Army Air Forces Pilot Badge
| Medal of Honor | Distinguished Service Cross | Distinguished Flying Cross |
| Purple Heart | Air Medal | American Defense Service Medal |
| American Campaign Medal | Asiatic-Pacific Campaign Medal with bronze campaign star | World War II Victory Medal |

| Army Presidential Unit Citation |

===Medal of Honor citation===
Rank and organization: Major, 308th Bombardment Group, U.S. Army Air Corps
Place and date: Over South China Sea, October 26, 1944
Entered service at: San Angelo, Texas
Birth: Fort Worth, Texas
G.O. No.: 14, February 4, 1946

Citation:

He piloted a B-24 bomber in a one-plane strike against a Japanese convoy in the South China Sea on the night of 26 October 1944. Taking the enemy force of 12 ships escorted by at least 2 destroyers by surprise, he made 1 bombing run at 600 feet, scoring a near miss on 1 warship and escaping without drawing fire. He circled. and fully realizing that the convoy was thoroughly alerted and would meet his next attack with a barrage of antiaircraft fire, began a second low-level run which culminated in 2 direct hits on a large tanker. A hail of steel from Japanese guns, riddled the bomber, knocking out 2 engines, damaging a third, crippling the hydraulic system, puncturing 1 gasoline tank, ripping uncounted holes in the aircraft, and wounding the copilot; but by magnificent display of flying skill, Major Carswell controlled the plane's plunge toward the sea and carefully forced it into a halting climb in the direction of the China shore. On reaching land, where it would have been possible to abandon the staggering bomber, one of the crew discovered that his parachute had been ripped by flak and rendered useless; the pilot, hoping to cross mountainous terrain and reach a base, continued onward until the third engine failed. He ordered the crew to bail out while he struggled to maintain altitude and, refusing to save himself, chose to remain with his comrade and attempt a crash landing. He died when the airplane struck a mountainside and burned. With consummate gallantry and intrepidity, Major Carswell gave his life in a supreme effort to save all members of his crew. His sacrifice, far beyond that required of him, was in keeping with the traditional bravery of America's war heroes.

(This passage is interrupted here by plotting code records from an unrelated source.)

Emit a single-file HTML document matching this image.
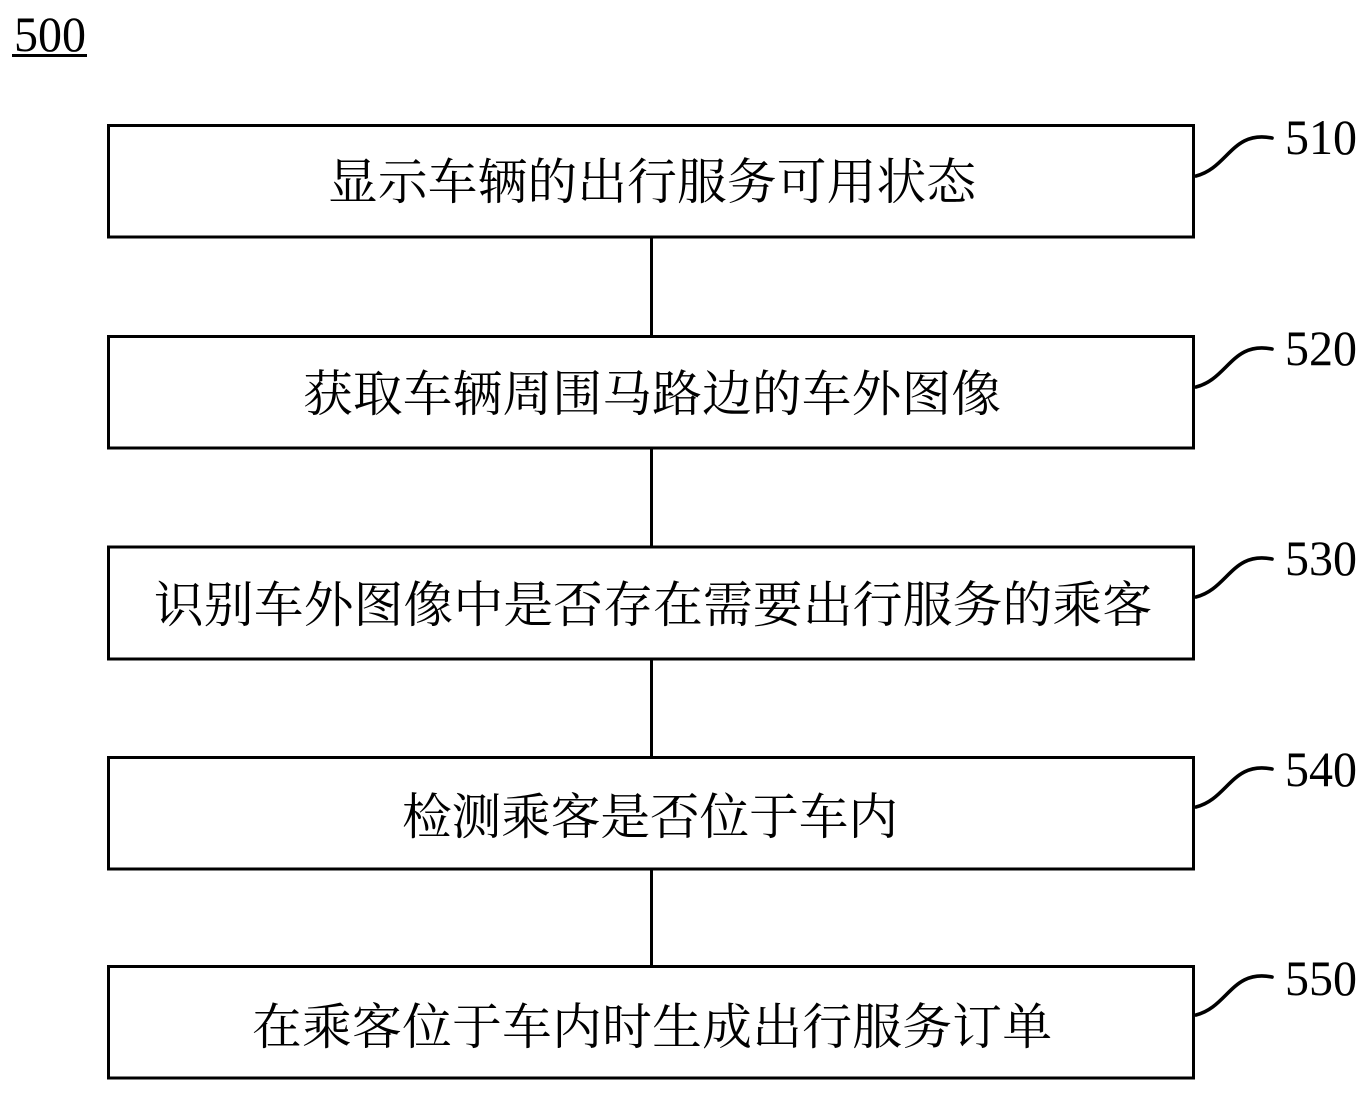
<!DOCTYPE html>
<html lang="zh">
<head>
<meta charset="utf-8">
<style>
html,body{margin:0;padding:0;background:#fff;width:1370px;height:1093px;overflow:hidden}
svg{display:block}
.c{font-family:"Liberation Serif","Noto Serif CJK SC",serif;font-size:49.7px;fill:#000}
.n{font-family:"Liberation Serif",serif;font-size:50px;fill:#000}
.b{fill:#fff;stroke:#000;stroke-width:3}
.l{stroke:#000;stroke-width:3;fill:none}
.w{stroke:#000;stroke-width:3.6;fill:none;stroke-linecap:round}
</style>
</head>
<body>
<svg width="1370" height="1093" viewBox="0 0 1370 1093" xmlns="http://www.w3.org/2000/svg">
<rect width="1370" height="1093" fill="#fff"/>
<text class="n" x="14" y="51" textLength="72" lengthAdjust="spacingAndGlyphs">500</text>
<rect x="12" y="54" width="75" height="3" fill="#000"/>

<line class="l" x1="651.5" y1="237" x2="651.5" y2="336"/>
<line class="l" x1="651.5" y1="448" x2="651.5" y2="547"/>
<line class="l" x1="651.5" y1="659" x2="651.5" y2="757"/>
<line class="l" x1="651.5" y1="869" x2="651.5" y2="966"/>

<rect class="b" x="108.5" y="125.5" width="1085" height="111.5"/>
<rect class="b" x="108.5" y="336.5" width="1085" height="111.5"/>
<rect class="b" x="108.5" y="547" width="1085" height="112"/>
<rect class="b" x="108.5" y="757.5" width="1085" height="111.5"/>
<rect class="b" x="108.5" y="966.5" width="1085" height="111.5"/>

<text class="c" x="328" y="199" textLength="648">显示车辆的出行服务可用状态</text>
<text class="c" x="303" y="411" textLength="698">获取车辆周围马路边的车外图像</text>
<text class="c" x="154" y="622" textLength="998">识别车外图像中是否存在需要出行服务的乘客</text>
<text class="c" x="402" y="834" textLength="496">检测乘客是否位于车内</text>
<text class="c" x="252" y="1044" textLength="800">在乘客位于车内时生成出行服务订单</text>

<path class="w" d="M1196 176 C1228 168,1232 130,1272 138"/>
<path class="w" d="M1196 387 C1228 379,1232 341,1272 349"/>
<path class="w" d="M1196 597 C1228 589,1232 551,1272 559"/>
<path class="w" d="M1196 807 C1228 799,1232 761,1272 769"/>
<path class="w" d="M1196 1015 C1228 1007,1232 969,1272 977"/>

<text class="n" x="1285" y="154" textLength="72" lengthAdjust="spacingAndGlyphs">510</text>
<text class="n" x="1285" y="365" textLength="72" lengthAdjust="spacingAndGlyphs">520</text>
<text class="n" x="1285" y="575" textLength="72" lengthAdjust="spacingAndGlyphs">530</text>
<text class="n" x="1285" y="786" textLength="72" lengthAdjust="spacingAndGlyphs">540</text>
<text class="n" x="1285" y="995" textLength="72" lengthAdjust="spacingAndGlyphs">550</text>
</svg>
</body>
</html>
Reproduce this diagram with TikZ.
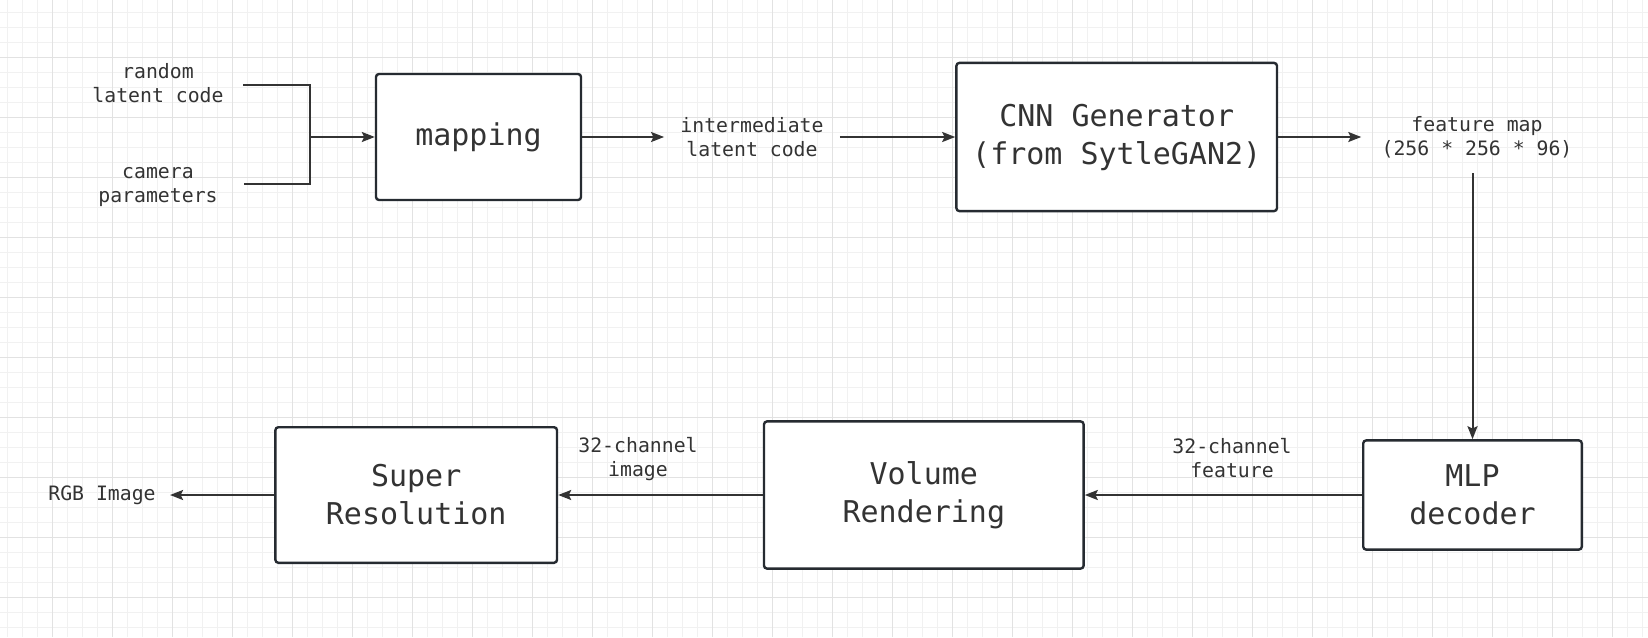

===Distinguished Service Cross citation===
Date of Action: October 16, 1944

Citation:
The President of the United States of America, authorized by Act of Congress July 9, 1918, takes pride in presenting the Distinguished Service Cross (Posthumously) to Major (Air Corps) Horace Seaver Carswell, Jr., United States Army Air Forces, for extraordinary heroism in connection with military operations against an armed enemy while serving as Pilot of a B-24 Heavy Bomber in the 374th Bombardment Squadron, 308th Bombardment Group (H), Fourteenth Air Force, while participating in a bombing mission on 16 October 1944, against enemy Japanese surface vessels in the South China Sea. During a sea-sweep mission along the China Coast, a task force of six Japanese naval vessels was located by means of radio equipment. A destroyer and a cruiser were singled out for attack. During four runs over the target at an altitude of 400 feet and under intense fire from the supporting vessels, both were sunk. The plane was not struck and returned to the mainland with less than one hour's supply of gas. The exceptional courage, gallantry, cool judgment and skill demonstrated by Major Carswell in attacking such a large naval task force with his lone plane in the face of almost certain destruction, reflect great credit upon himself, the Army Air Forces and the Army of the United States.

==Honors==
On February 27, 1948, Fort Worth Army Airfield was renamed Carswell Air Force Base in his honor. There are also Carswell Avenues at Elmendorf Air Force Base, Alaska, Lackland Air Force Base, Texas and Whiteman Air Force Base, Missouri named in his honor. A frame containing an artist's rendition and an exhibit Medal of Honor and a citation is on display at Texas A&M University in the Memorial Student Center. A large bronze relief plaque hangs in the Sanders Corps of Cadets Center on the campus of Texas A&M University. Carswell only briefly attended A&M and graduated from TCU.